#### [Prompt]
Leaving the pictures out, print the lines from the first line of the listing through the line containing "ax=ax, legend=True, zorder=3)", exactly as they read, and no others.

----------------

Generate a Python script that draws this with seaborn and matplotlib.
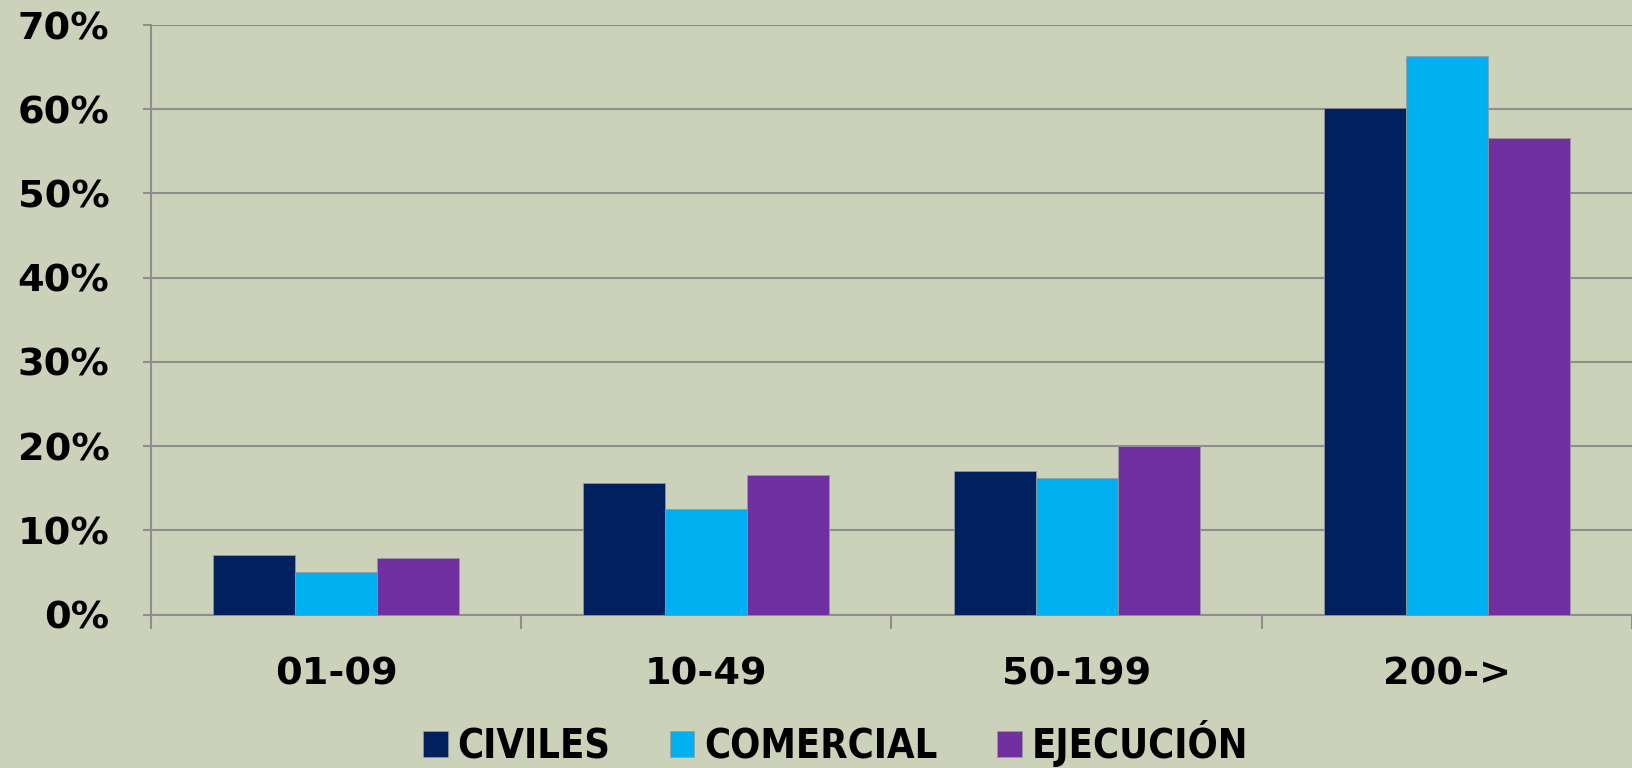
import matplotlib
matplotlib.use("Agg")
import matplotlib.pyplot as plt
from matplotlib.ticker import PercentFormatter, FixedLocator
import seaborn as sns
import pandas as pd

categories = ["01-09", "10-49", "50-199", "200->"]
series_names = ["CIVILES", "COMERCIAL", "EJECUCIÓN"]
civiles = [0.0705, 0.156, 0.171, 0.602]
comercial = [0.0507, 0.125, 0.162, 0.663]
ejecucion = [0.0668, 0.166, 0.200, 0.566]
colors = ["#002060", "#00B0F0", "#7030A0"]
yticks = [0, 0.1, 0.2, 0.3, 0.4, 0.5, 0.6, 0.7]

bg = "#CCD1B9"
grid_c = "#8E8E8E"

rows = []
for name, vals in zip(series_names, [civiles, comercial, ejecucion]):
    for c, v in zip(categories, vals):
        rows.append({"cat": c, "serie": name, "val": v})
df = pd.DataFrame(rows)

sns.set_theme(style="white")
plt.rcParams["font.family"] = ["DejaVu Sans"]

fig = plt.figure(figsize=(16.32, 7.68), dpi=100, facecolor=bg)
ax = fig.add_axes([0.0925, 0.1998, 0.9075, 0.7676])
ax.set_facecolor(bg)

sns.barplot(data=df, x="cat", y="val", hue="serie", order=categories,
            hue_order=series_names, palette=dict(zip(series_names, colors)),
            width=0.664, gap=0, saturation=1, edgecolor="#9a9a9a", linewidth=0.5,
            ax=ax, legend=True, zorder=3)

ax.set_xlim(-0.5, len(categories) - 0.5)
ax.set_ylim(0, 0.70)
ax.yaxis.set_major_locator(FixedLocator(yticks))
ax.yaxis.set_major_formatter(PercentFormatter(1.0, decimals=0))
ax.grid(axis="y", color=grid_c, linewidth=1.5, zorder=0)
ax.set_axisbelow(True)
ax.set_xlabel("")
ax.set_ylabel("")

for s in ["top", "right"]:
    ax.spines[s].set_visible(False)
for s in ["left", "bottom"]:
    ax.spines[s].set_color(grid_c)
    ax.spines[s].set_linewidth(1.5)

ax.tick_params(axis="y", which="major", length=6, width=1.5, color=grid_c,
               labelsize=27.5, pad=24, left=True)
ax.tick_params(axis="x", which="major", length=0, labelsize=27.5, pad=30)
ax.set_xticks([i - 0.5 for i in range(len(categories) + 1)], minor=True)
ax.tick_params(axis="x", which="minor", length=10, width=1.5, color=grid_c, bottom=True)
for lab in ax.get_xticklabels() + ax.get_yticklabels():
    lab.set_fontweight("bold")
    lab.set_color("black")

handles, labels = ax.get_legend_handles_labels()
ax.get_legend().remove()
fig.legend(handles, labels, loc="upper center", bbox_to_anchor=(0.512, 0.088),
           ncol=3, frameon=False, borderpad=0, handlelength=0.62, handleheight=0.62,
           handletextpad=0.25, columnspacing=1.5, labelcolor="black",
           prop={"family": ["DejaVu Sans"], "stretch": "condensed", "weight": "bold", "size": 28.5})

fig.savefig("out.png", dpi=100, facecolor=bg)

----------------

#### [The result]
Generate a Python script that draws this with seaborn and matplotlib.
import matplotlib
matplotlib.use("Agg")
import matplotlib.pyplot as plt
from matplotlib.ticker import PercentFormatter, FixedLocator
import seaborn as sns
import pandas as pd

categories = ["01-09", "10-49", "50-199", "200->"]
series_names = ["CIVILES", "COMERCIAL", "EJECUCIÓN"]
civiles = [0.0705, 0.156, 0.171, 0.602]
comercial = [0.0507, 0.125, 0.162, 0.663]
ejecucion = [0.0668, 0.166, 0.200, 0.566]
colors = ["#002060", "#00B0F0", "#7030A0"]
yticks = [0, 0.1, 0.2, 0.3, 0.4, 0.5, 0.6, 0.7]

bg = "#CCD1B9"
grid_c = "#8E8E8E"

rows = []
for name, vals in zip(series_names, [civiles, comercial, ejecucion]):
    for c, v in zip(categories, vals):
        rows.append({"cat": c, "serie": name, "val": v})
df = pd.DataFrame(rows)

sns.set_theme(style="white")
plt.rcParams["font.family"] = ["DejaVu Sans"]

fig = plt.figure(figsize=(16.32, 7.68), dpi=100, facecolor=bg)
ax = fig.add_axes([0.0925, 0.1998, 0.9075, 0.7676])
ax.set_facecolor(bg)

sns.barplot(data=df, x="cat", y="val", hue="serie", order=categories,
            hue_order=series_names, palette=dict(zip(series_names, colors)),
            width=0.664, gap=0, saturation=1, edgecolor="#9a9a9a", linewidth=0.5,
            ax=ax, legend=True, zorder=3)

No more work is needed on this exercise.